それでも今ならまだ間に合う、と近くの芝生に席を確保し(無料スペース)、私がその長い蛇の尻尾に並んだ。食べ物の商品ラインナップは焼きそば、たこ焼き、焼き鳥、唐揚げとど定番、出来合いの物だ。

もうこの時点で何もかもが目的と違うが、しょうがない。

並んで数十分、後20人位で私が購入する番という絶妙のタイミングで「すみませーん!焼きそばがもう無くなってしまいましたー!」という店員のおばちゃんの大声でのアナウンスが入る。

……何だと?

頭の中では焼きそば2つ、唐揚げ1つという購入プランが最後尾に並んでいた時からあったというのに。無くなったものは仕方ないので、泣く泣くたこ焼き2つ、唐揚げ1つというプランに切り替える。私の前後に並んでいた人達もその無慈悲なアナウンスにザワザワしている。後ろには私が最初に並んだ時より人が増えているが、そのアナウンスは後ろまで届いてはいない。焼きそばを求め健気に並んでいる人達はどうするんだろう。

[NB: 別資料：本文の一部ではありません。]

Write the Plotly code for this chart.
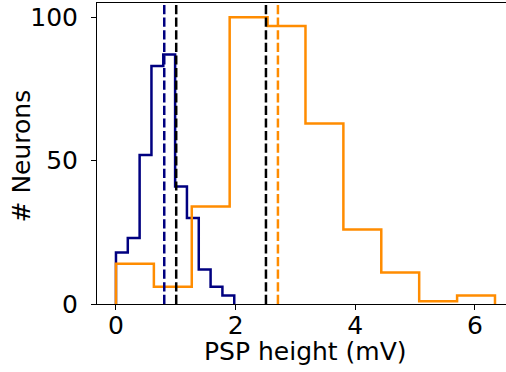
import numpy as np
import plotly.graph_objects as go

# Histogram data (counts per bin)
blue_range = [0.0, 1.977]
blue_counts = [18, 23, 52, 83, 87, 41, 30, 12, 6, 3]
orange_range = [0.0, 6.335]
orange_counts = [14, 6, 34, 100, 97, 63, 26, 11, 1, 3]

# Vertical dashed reference lines (x positions, colors)
vline_x = [0.807, 1.007, 2.507, 2.707]
vline_colors = ["#000080", "black", "black", "#ff8c00"]

x_ticks = [0, 2, 4, 6]
y_ticks = [0, 50, 100]
x_label = "PSP height (mV)"
y_label = "# Neurons"

FONT = "DejaVu Sans"
FS = 25


def step_xy(rng, counts):
    edges = np.linspace(rng[0], rng[1], len(counts) + 1)
    xs = [edges[0]]
    ys = [0]
    for i, c in enumerate(counts):
        xs += [edges[i], edges[i + 1]]
        ys += [c, c]
    xs.append(edges[-1])
    ys.append(0)
    return xs, ys


fig = go.Figure()
for rng, counts, col in [(blue_range, blue_counts, "#000080"),
                         (orange_range, orange_counts, "#ff8c00")]:
    xs, ys = step_xy(rng, counts)
    fig.add_trace(go.Scatter(x=xs, y=ys, mode="lines",
                             line=dict(color=col, width=2.5),
                             hoverinfo="skip", showlegend=False))

for xv, col in zip(vline_x, vline_colors):
    fig.add_shape(type="line", xref="x", yref="paper", x0=xv, x1=xv, y0=0, y1=1,
                  line=dict(color=col, width=2.5, dash="9.2px,3.4px"), layer="above")

L, R, T, B = 97, 0, 3, 68
W, H = 506, 372
fig.update_layout(
    width=W, height=H,
    margin=dict(l=L, r=R, t=T, b=B),
    paper_bgcolor="white", plot_bgcolor="white",
    font=dict(family=FONT, size=FS, color="black"),
    xaxis=dict(range=[-0.317, -0.317 + (W - L - R) / 59.83],
               tickvals=x_ticks, ticks="outside", ticklen=5, tickwidth=1,
               tickcolor="black", showline=True, linecolor="black", linewidth=1,
               mirror=True, showgrid=False, zeroline=False,
               tickfont=dict(family=FONT, size=FS, color="black"),
               ticklabelstandoff=-6),
    yaxis=dict(range=[0, 105], tickvals=y_ticks, ticks="outside", ticklen=5,
               tickwidth=1, tickcolor="black", showline=True, linecolor="black",
               linewidth=1, showgrid=False, zeroline=False,
               tickfont=dict(family=FONT, size=FS, color="black"),
               ticklabelstandoff=8),
    annotations=[
        dict(text=x_label, xref="paper", yref="paper",
             x=(305 - L) / (W - L - R), y=-(351 - (H - B)) / (H - T - B),
             xanchor="center", yanchor="middle", showarrow=False,
             font=dict(family=FONT, size=FS, color="black")),
        dict(text=y_label, xref="paper", yref="paper", textangle=-90,
             x=-(L - 22) / (W - L - R), y=0.49,
             xanchor="center", yanchor="middle", showarrow=False,
             font=dict(family=FONT, size=FS, color="black")),
    ],
)

fig.write_html("out.html")
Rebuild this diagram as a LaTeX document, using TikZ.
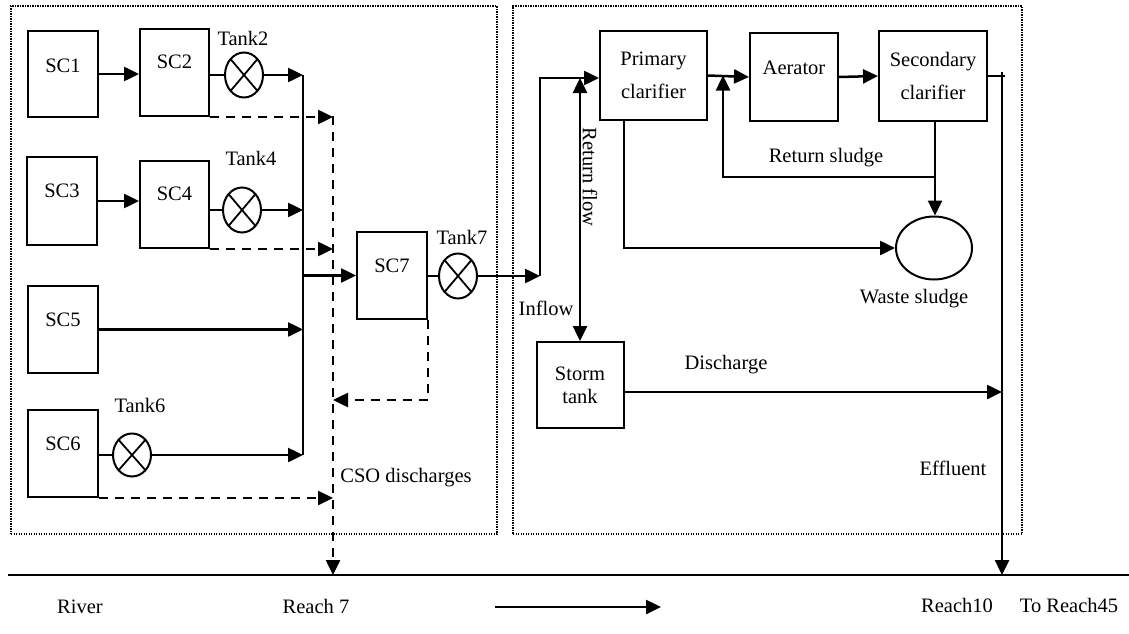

やがて次が私の番、という所まで来た。前に並んでいた女性2人組が「今何が残ってます?」と聞くと「たこ焼きはあと1個しかない」とまさかの返事に対し「あ、じゃあとりあえずたこ焼きと……」とうんうんそうでしょうね、という返し。これで選択肢からたこ焼きも消えた。目の前で消えた。

結局1時間近く並んで候補にも無かった焼き鳥と唐揚げという最低の成果しか挙げられなかった。

 

買い物を終え確保した芝生のスペースに着いたその瞬間にカウントダウンが始まり、花火が始まった。特に考えもせずに「何となく空いてたから」で陣取った所だったが思いの外かなり良いポジションで、ヌメっとした空気を貫く大型花火の重低音に耳を傾け、空を彩る複数の花火にしばし見惚れていた。

途中、自分達の場所から左奥前方、木々の上の方から花火の余煙にしては少しグレーが濃い煙がモクモク上がっているのが見えた。

遠かったし花火会場だしそんな気に留めなかったが、数分後に後ろからサイレンの音と赤く点滅する車両が現れ、会場が一瞬不穏な空気になる。

だが目の前ではまだガンガン花火が打ち上げられている。

そう、同時開催の『戸田橋花火大会』が頑張っていたのだ。

私達が陣取った場所からは『いたばし花火大会』のナイアガラの滝は全く見えない位置にいたのだが、どうやらそのナイアガラで事故が起こったらしく(これは後で知った)、その後すぐに大会自体を中止いたしますという放送が流れた。

その場にいた人達は何が起こったのか釈然としない中、ゾロゾロと帰路につき始める。大半はいや、まだあるはずだとその場を動かない。

しばらく中断していて「さすがにもう終わったかな?」と思ったその時、再びピューッと尾を引いた閃光が放たれ、胸にダイレクトに響いてくる振動と共に中空に光が散った。

幸いにも戸田側の花火師が頑張ってくれて、素晴らしいフィナーレを見る事ができたのだ。帰ろうとしていた人達も足を止め、一斉に上空を見上げる。

自然に拍手が起こっていた。

 

帰りは最寄駅から更に一駅分歩いた。

考えることは皆同じ。狭い歩道をゾロゾロと行進が続く。毎年近隣の人は自宅から花火が見えるという付加価値と引き換えに、この混雑を許容しているのだろうか。

 

有名な隅田川や同時に開催されていた江戸川の花火大火に比べたら混雑はまだマシな方だったに違いない。無料でありながら芝にゆっくり陣取ってストレスフリーで花火を堪能できた。当初の目的とは全然違う物になってしまったが、総じて素晴らしい花火大会だった。

実際のところ私達は、『いたばし花火大会』を満喫できたのだろうか。『戸田橋花火大会』を満喫していたのだろうか。同時開催と謳っているが、どの花火がどちらなのかはよく分からない。

でもそんな事はどうでもいい。

火事の方は怪我人がいなかったとの事で何より。